>> Start

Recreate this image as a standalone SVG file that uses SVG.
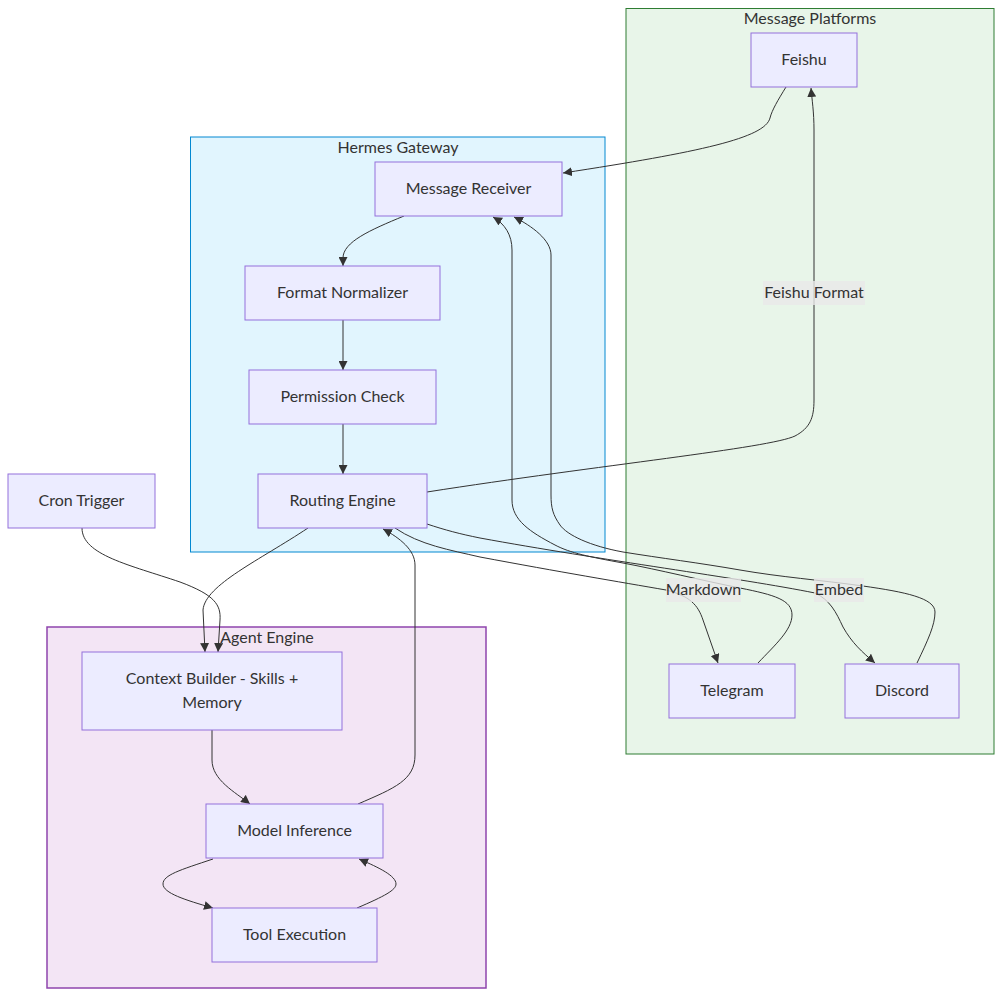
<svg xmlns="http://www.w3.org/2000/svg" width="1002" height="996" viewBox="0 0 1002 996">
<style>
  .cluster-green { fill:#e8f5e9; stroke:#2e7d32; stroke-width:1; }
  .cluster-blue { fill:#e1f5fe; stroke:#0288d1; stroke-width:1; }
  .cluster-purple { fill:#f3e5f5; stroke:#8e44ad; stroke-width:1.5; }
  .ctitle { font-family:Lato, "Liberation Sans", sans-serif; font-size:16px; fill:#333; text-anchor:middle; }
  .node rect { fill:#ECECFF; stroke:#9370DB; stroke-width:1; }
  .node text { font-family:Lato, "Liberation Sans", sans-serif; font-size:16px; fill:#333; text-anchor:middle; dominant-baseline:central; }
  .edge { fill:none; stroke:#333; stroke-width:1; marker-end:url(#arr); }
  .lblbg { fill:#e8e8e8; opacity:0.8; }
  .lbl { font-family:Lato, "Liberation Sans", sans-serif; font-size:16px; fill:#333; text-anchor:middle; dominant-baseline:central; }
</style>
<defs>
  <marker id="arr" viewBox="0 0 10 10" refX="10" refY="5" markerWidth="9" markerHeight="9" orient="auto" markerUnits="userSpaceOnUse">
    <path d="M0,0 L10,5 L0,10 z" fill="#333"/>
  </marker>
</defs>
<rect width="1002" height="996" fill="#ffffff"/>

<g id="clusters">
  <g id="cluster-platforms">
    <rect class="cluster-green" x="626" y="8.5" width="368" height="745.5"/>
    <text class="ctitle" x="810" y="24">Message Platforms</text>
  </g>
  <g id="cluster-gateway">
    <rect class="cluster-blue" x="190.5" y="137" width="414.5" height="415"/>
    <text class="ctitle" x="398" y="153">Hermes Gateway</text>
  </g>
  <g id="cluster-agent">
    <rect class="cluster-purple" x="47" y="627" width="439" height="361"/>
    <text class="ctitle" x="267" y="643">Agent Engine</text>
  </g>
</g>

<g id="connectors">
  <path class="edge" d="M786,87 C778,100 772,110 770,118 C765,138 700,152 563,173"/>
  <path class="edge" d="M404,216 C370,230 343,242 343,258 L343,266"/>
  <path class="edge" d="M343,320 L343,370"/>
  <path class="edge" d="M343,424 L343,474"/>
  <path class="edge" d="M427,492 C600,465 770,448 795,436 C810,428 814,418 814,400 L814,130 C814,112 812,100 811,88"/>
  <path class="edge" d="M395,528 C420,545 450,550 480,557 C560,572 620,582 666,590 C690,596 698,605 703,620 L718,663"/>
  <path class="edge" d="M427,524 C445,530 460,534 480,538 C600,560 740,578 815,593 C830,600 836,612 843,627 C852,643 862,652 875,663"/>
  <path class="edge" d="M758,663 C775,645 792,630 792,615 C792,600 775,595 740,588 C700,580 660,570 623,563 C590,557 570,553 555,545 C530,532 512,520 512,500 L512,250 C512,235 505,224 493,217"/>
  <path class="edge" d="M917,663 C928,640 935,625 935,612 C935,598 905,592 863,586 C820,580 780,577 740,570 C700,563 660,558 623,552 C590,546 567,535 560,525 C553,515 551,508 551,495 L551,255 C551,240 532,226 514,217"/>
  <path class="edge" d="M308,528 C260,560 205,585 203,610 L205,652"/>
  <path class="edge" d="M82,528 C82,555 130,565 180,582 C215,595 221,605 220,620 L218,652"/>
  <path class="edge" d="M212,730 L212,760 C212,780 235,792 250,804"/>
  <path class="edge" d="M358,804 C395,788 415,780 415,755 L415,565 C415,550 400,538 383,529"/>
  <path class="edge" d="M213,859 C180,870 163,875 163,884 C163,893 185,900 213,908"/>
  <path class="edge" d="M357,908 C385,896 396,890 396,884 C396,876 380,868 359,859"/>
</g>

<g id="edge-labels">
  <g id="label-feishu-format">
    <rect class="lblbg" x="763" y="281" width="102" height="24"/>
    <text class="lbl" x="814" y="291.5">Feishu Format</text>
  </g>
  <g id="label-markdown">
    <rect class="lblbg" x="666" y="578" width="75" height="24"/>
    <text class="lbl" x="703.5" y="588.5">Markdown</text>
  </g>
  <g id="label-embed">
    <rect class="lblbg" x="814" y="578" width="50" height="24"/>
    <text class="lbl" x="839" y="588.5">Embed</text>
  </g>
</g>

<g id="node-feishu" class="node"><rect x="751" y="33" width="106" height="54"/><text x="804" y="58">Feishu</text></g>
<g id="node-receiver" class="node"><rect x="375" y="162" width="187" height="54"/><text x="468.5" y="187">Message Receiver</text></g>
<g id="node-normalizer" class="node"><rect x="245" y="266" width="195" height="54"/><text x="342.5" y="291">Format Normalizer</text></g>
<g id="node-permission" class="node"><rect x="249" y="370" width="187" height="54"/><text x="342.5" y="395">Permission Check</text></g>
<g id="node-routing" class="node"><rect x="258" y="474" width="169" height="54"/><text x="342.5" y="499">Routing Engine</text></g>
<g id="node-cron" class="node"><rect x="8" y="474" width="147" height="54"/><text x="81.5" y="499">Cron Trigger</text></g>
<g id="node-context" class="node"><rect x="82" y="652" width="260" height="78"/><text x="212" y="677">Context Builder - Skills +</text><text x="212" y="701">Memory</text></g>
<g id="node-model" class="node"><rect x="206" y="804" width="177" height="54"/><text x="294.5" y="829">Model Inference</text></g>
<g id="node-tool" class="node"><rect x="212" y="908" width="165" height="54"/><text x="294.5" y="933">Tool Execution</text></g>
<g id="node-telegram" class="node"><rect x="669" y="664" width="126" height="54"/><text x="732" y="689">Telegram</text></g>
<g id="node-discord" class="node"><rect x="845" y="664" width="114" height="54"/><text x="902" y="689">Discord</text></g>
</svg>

>> End

INSTRUCTION: Write out the full listing verbatim, excluding its pictures.

TASK ANSWER:
Recreate this image as a standalone SVG file that uses SVG.
<svg xmlns="http://www.w3.org/2000/svg" width="1002" height="996" viewBox="0 0 1002 996">
<style>
  .cluster-green { fill:#e8f5e9; stroke:#2e7d32; stroke-width:1; }
  .cluster-blue { fill:#e1f5fe; stroke:#0288d1; stroke-width:1; }
  .cluster-purple { fill:#f3e5f5; stroke:#8e44ad; stroke-width:1.5; }
  .ctitle { font-family:Lato, "Liberation Sans", sans-serif; font-size:16px; fill:#333; text-anchor:middle; }
  .node rect { fill:#ECECFF; stroke:#9370DB; stroke-width:1; }
  .node text { font-family:Lato, "Liberation Sans", sans-serif; font-size:16px; fill:#333; text-anchor:middle; dominant-baseline:central; }
  .edge { fill:none; stroke:#333; stroke-width:1; marker-end:url(#arr); }
  .lblbg { fill:#e8e8e8; opacity:0.8; }
  .lbl { font-family:Lato, "Liberation Sans", sans-serif; font-size:16px; fill:#333; text-anchor:middle; dominant-baseline:central; }
</style>
<defs>
  <marker id="arr" viewBox="0 0 10 10" refX="10" refY="5" markerWidth="9" markerHeight="9" orient="auto" markerUnits="userSpaceOnUse">
    <path d="M0,0 L10,5 L0,10 z" fill="#333"/>
  </marker>
</defs>
<rect width="1002" height="996" fill="#ffffff"/>

<g id="clusters">
  <g id="cluster-platforms">
    <rect class="cluster-green" x="626" y="8.5" width="368" height="745.5"/>
    <text class="ctitle" x="810" y="24">Message Platforms</text>
  </g>
  <g id="cluster-gateway">
    <rect class="cluster-blue" x="190.5" y="137" width="414.5" height="415"/>
    <text class="ctitle" x="398" y="153">Hermes Gateway</text>
  </g>
  <g id="cluster-agent">
    <rect class="cluster-purple" x="47" y="627" width="439" height="361"/>
    <text class="ctitle" x="267" y="643">Agent Engine</text>
  </g>
</g>

<g id="connectors">
  <path class="edge" d="M786,87 C778,100 772,110 770,118 C765,138 700,152 563,173"/>
  <path class="edge" d="M404,216 C370,230 343,242 343,258 L343,266"/>
  <path class="edge" d="M343,320 L343,370"/>
  <path class="edge" d="M343,424 L343,474"/>
  <path class="edge" d="M427,492 C600,465 770,448 795,436 C810,428 814,418 814,400 L814,130 C814,112 812,100 811,88"/>
  <path class="edge" d="M395,528 C420,545 450,550 480,557 C560,572 620,582 666,590 C690,596 698,605 703,620 L718,663"/>
  <path class="edge" d="M427,524 C445,530 460,534 480,538 C600,560 740,578 815,593 C830,600 836,612 843,627 C852,643 862,652 875,663"/>
  <path class="edge" d="M758,663 C775,645 792,630 792,615 C792,600 775,595 740,588 C700,580 660,570 623,563 C590,557 570,553 555,545 C530,532 512,520 512,500 L512,250 C512,235 505,224 493,217"/>
  <path class="edge" d="M917,663 C928,640 935,625 935,612 C935,598 905,592 863,586 C820,580 780,577 740,570 C700,563 660,558 623,552 C590,546 567,535 560,525 C553,515 551,508 551,495 L551,255 C551,240 532,226 514,217"/>
  <path class="edge" d="M308,528 C260,560 205,585 203,610 L205,652"/>
  <path class="edge" d="M82,528 C82,555 130,565 180,582 C215,595 221,605 220,620 L218,652"/>
  <path class="edge" d="M212,730 L212,760 C212,780 235,792 250,804"/>
  <path class="edge" d="M358,804 C395,788 415,780 415,755 L415,565 C415,550 400,538 383,529"/>
  <path class="edge" d="M213,859 C180,870 163,875 163,884 C163,893 185,900 213,908"/>
  <path class="edge" d="M357,908 C385,896 396,890 396,884 C396,876 380,868 359,859"/>
</g>

<g id="edge-labels">
  <g id="label-feishu-format">
    <rect class="lblbg" x="763" y="281" width="102" height="24"/>
    <text class="lbl" x="814" y="291.5">Feishu Format</text>
  </g>
  <g id="label-markdown">
    <rect class="lblbg" x="666" y="578" width="75" height="24"/>
    <text class="lbl" x="703.5" y="588.5">Markdown</text>
  </g>
  <g id="label-embed">
    <rect class="lblbg" x="814" y="578" width="50" height="24"/>
    <text class="lbl" x="839" y="588.5">Embed</text>
  </g>
</g>

<g id="node-feishu" class="node"><rect x="751" y="33" width="106" height="54"/><text x="804" y="58">Feishu</text></g>
<g id="node-receiver" class="node"><rect x="375" y="162" width="187" height="54"/><text x="468.5" y="187">Message Receiver</text></g>
<g id="node-normalizer" class="node"><rect x="245" y="266" width="195" height="54"/><text x="342.5" y="291">Format Normalizer</text></g>
<g id="node-permission" class="node"><rect x="249" y="370" width="187" height="54"/><text x="342.5" y="395">Permission Check</text></g>
<g id="node-routing" class="node"><rect x="258" y="474" width="169" height="54"/><text x="342.5" y="499">Routing Engine</text></g>
<g id="node-cron" class="node"><rect x="8" y="474" width="147" height="54"/><text x="81.5" y="499">Cron Trigger</text></g>
<g id="node-context" class="node"><rect x="82" y="652" width="260" height="78"/><text x="212" y="677">Context Builder - Skills +</text><text x="212" y="701">Memory</text></g>
<g id="node-model" class="node"><rect x="206" y="804" width="177" height="54"/><text x="294.5" y="829">Model Inference</text></g>
<g id="node-tool" class="node"><rect x="212" y="908" width="165" height="54"/><text x="294.5" y="933">Tool Execution</text></g>
<g id="node-telegram" class="node"><rect x="669" y="664" width="126" height="54"/><text x="732" y="689">Telegram</text></g>
<g id="node-discord" class="node"><rect x="845" y="664" width="114" height="54"/><text x="902" y="689">Discord</text></g>
</svg>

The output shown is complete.